Terre Promise, par Mark Bryan, peintre
californien
Puis, Emmanuel Todd, par sa présence même, par la
construction rigoureuse de ses ouvrages, apporte ce que les classes dirigeantes
de l’Occident essaient aujourd’hui de détruire : le lien avec l’Histoire,
la tradition. C’est en effet un grand intellectuel « à la
française » ; quand on lit des ouvrages US, même de bonne tenue et
favorables à nos propres idées, on est dérouté par leur manque de
cohérence : les auteurs passent sans prévenir de la démonstration au
story telling, multipliant les exemples sans aucune analyse. Todd, lui,
apporte un grand confort de lecture : tout est rigoureusement construit,
lié et justifié.
Il s’avère
même un descendant de Tocqueville, dans certaines analyses paradoxales :
ainsi, pourquoi chez les Ukrainiens une haine telle des Russes qu’ils préfèrent
s’autodétruire plutôt que de vivre de façon apaisée avec eux ? C’est
qu’ils souffrent d’un état d’inauthenticité et veulent se cacher qu’ils ne
veulent pas se séparer de la Russie, la guerre contre les Russes étant une
façon de rester liés à elle - et le seul moyen de se donner une identité.
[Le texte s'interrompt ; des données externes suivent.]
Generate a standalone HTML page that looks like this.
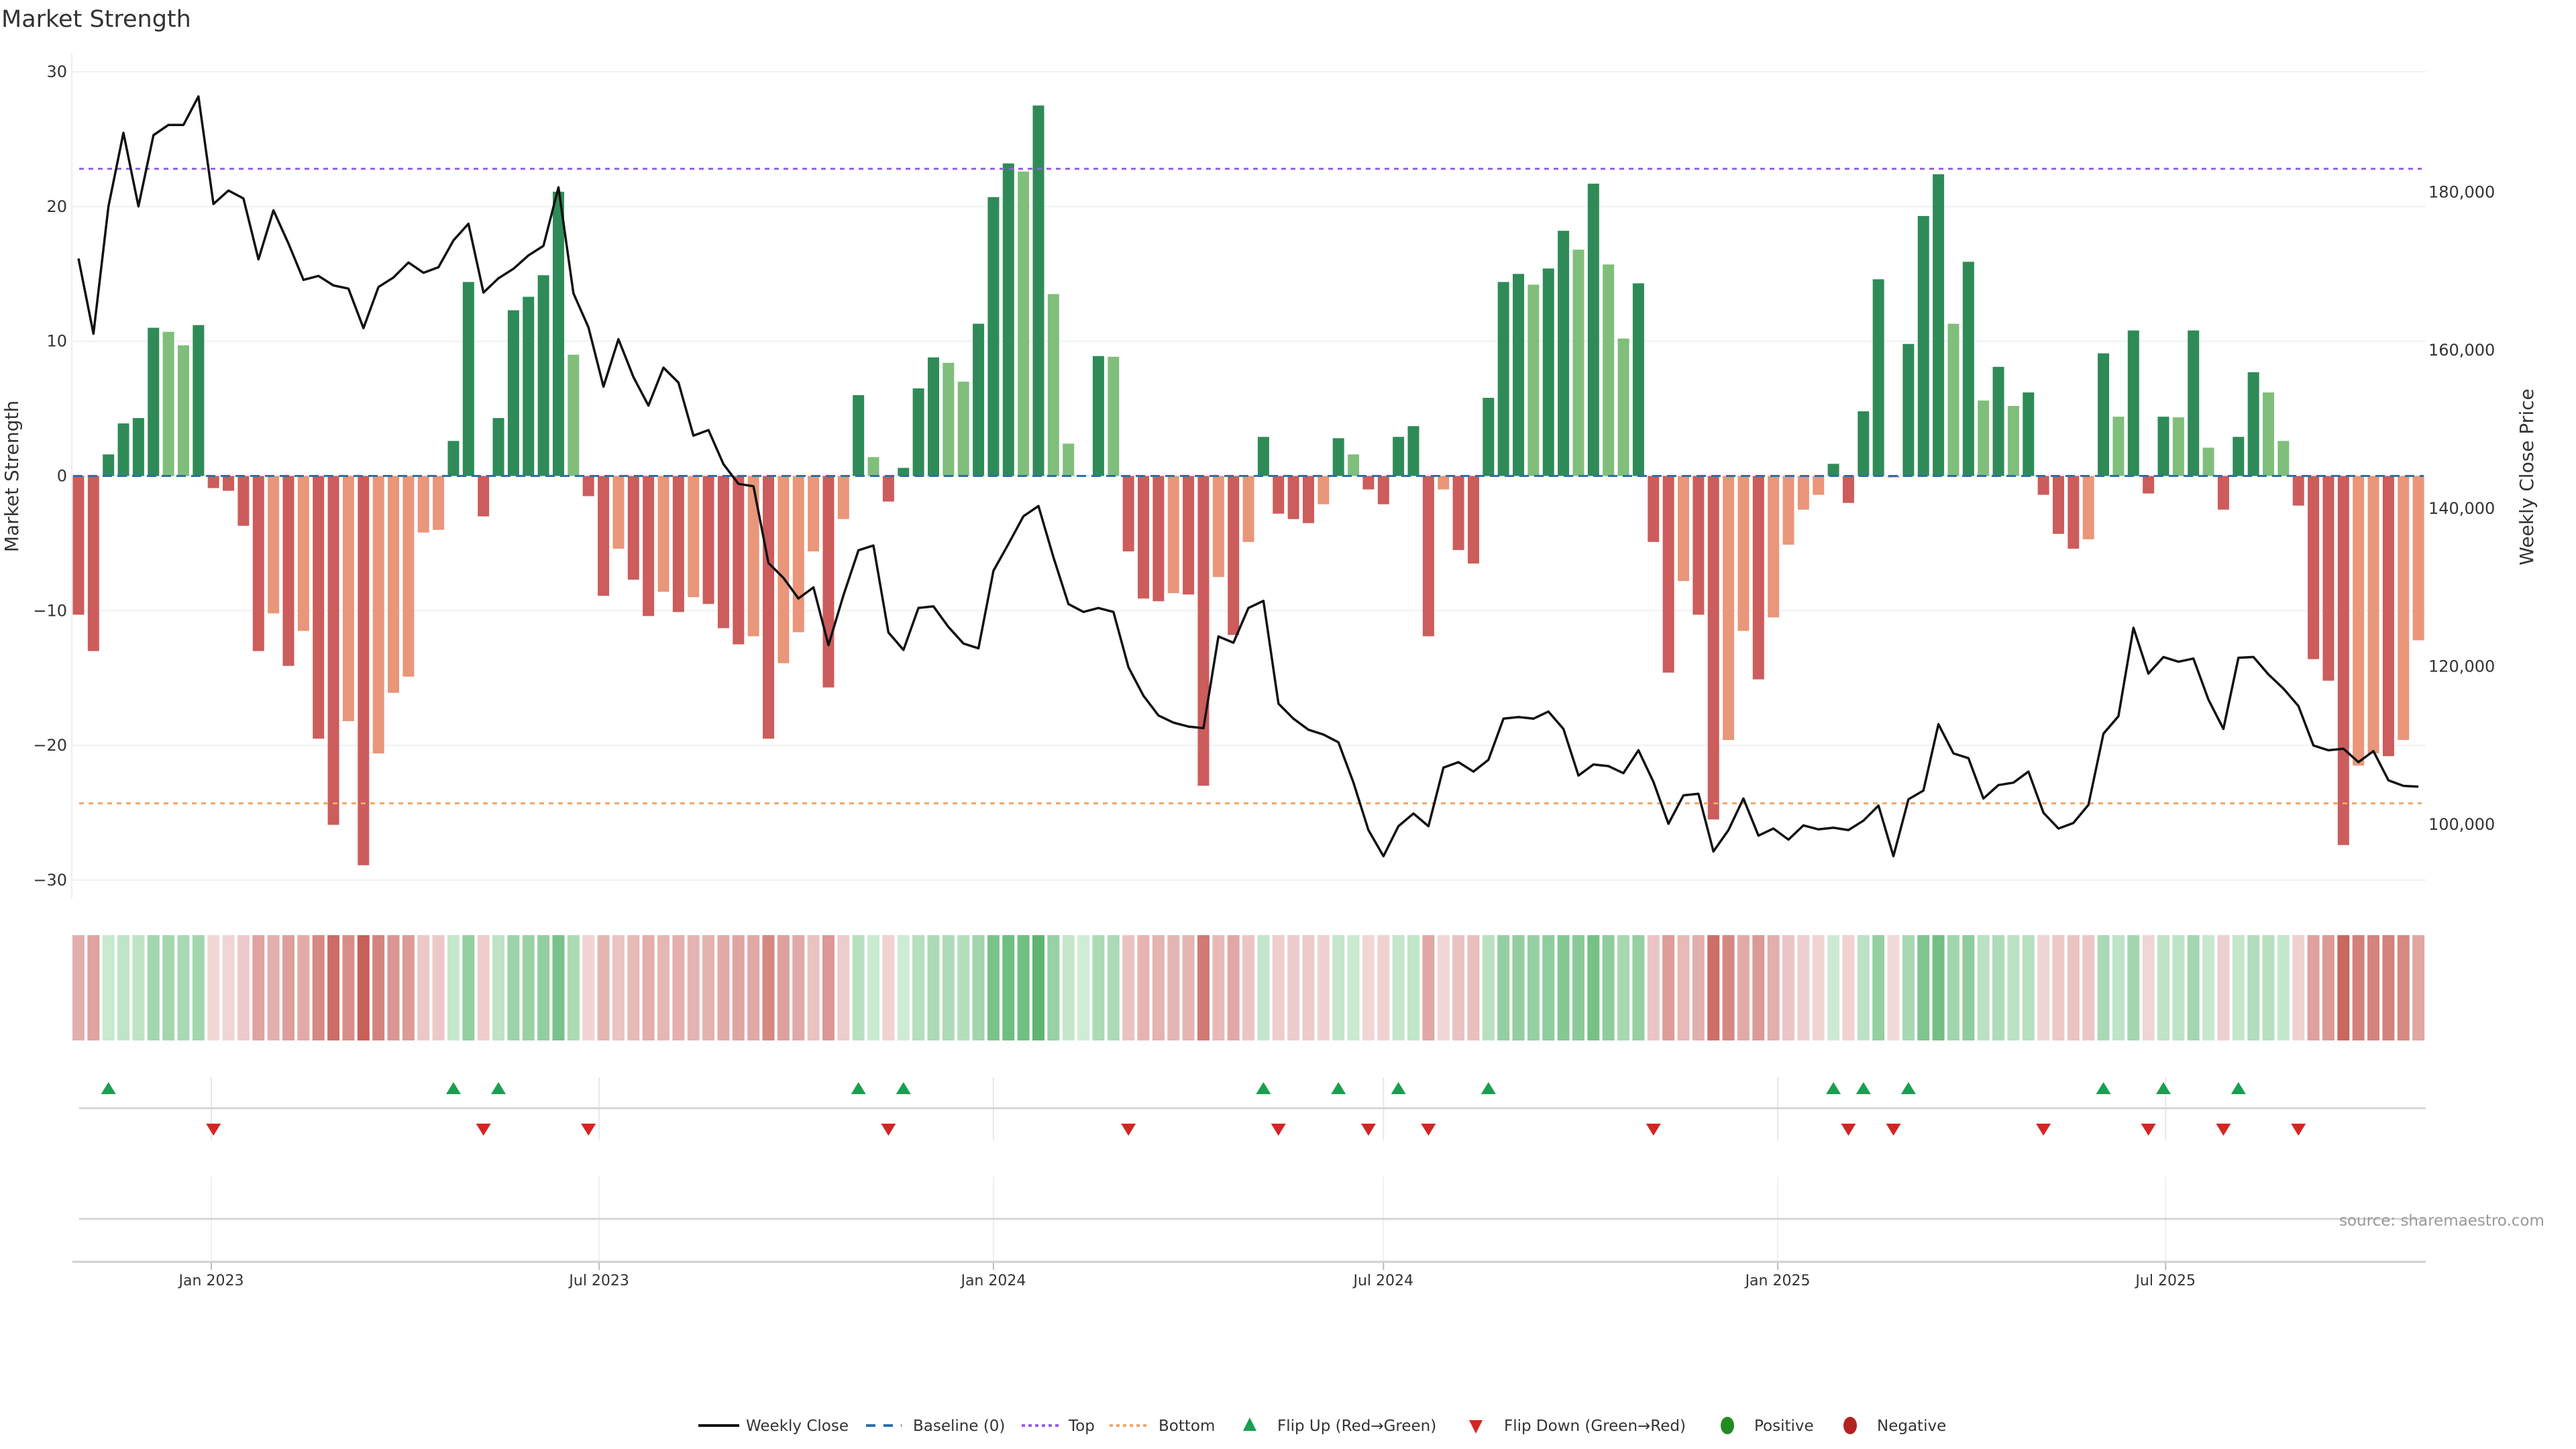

La rigueur n’empêche pas l’humour : si, selon
lui, les Anglais, dans leur débâcle, ont complètement perdu le sens de l’humour
(ils ont sérieusement envisagé de déporter des immigrés sans papiers au Rwanda),
Todd, lui, a repris le flambeau, et distille souvent son humour en fin de
paragraphe. Exemple : à propos de la saisie d’avoirs russes, qui a effrayé
les riches dans le monde entier : « Saluons pourtant l’effet
démocratique involontaire des sanctions, qui ont, en pratique, rapproché de
leurs peuples les privilégiés du Reste du Monde ». Ou encore, à propos de
l’Allemagne dont Todd prédit que, contrairement aux USA, elle se sortira de la
crise : « Depuis que le journal britannique The Economist, qui
se trompe toujours, l’a présentée à nouveau (le 17 août 2023) comme l’homme
malade de l’Europe, j’en suis sûr ». En outre, lorsque Todd a des idées
qu’il ne peut pas prouver, il ne renonce pas à les exprimer : il les
introduit (et c’est parfois les plus stimulantes) sous forme de suggestions
humoristiques ; ainsi, pourquoi les pays de l’Est, qui ont pourtant eu
plus à souffrir de l’Allemagne que de l’URSS, la préfèrent-ils à la
Russie ? Lorsqu’il est de mauvaise humeur, nous dit Todd, il se demande
s’ils ne lui sont pas secrètement reconnaissants de les avoir débarrassés de
leur problème juif. (Ce serait là de l’humour juif plutôt qu’anglais).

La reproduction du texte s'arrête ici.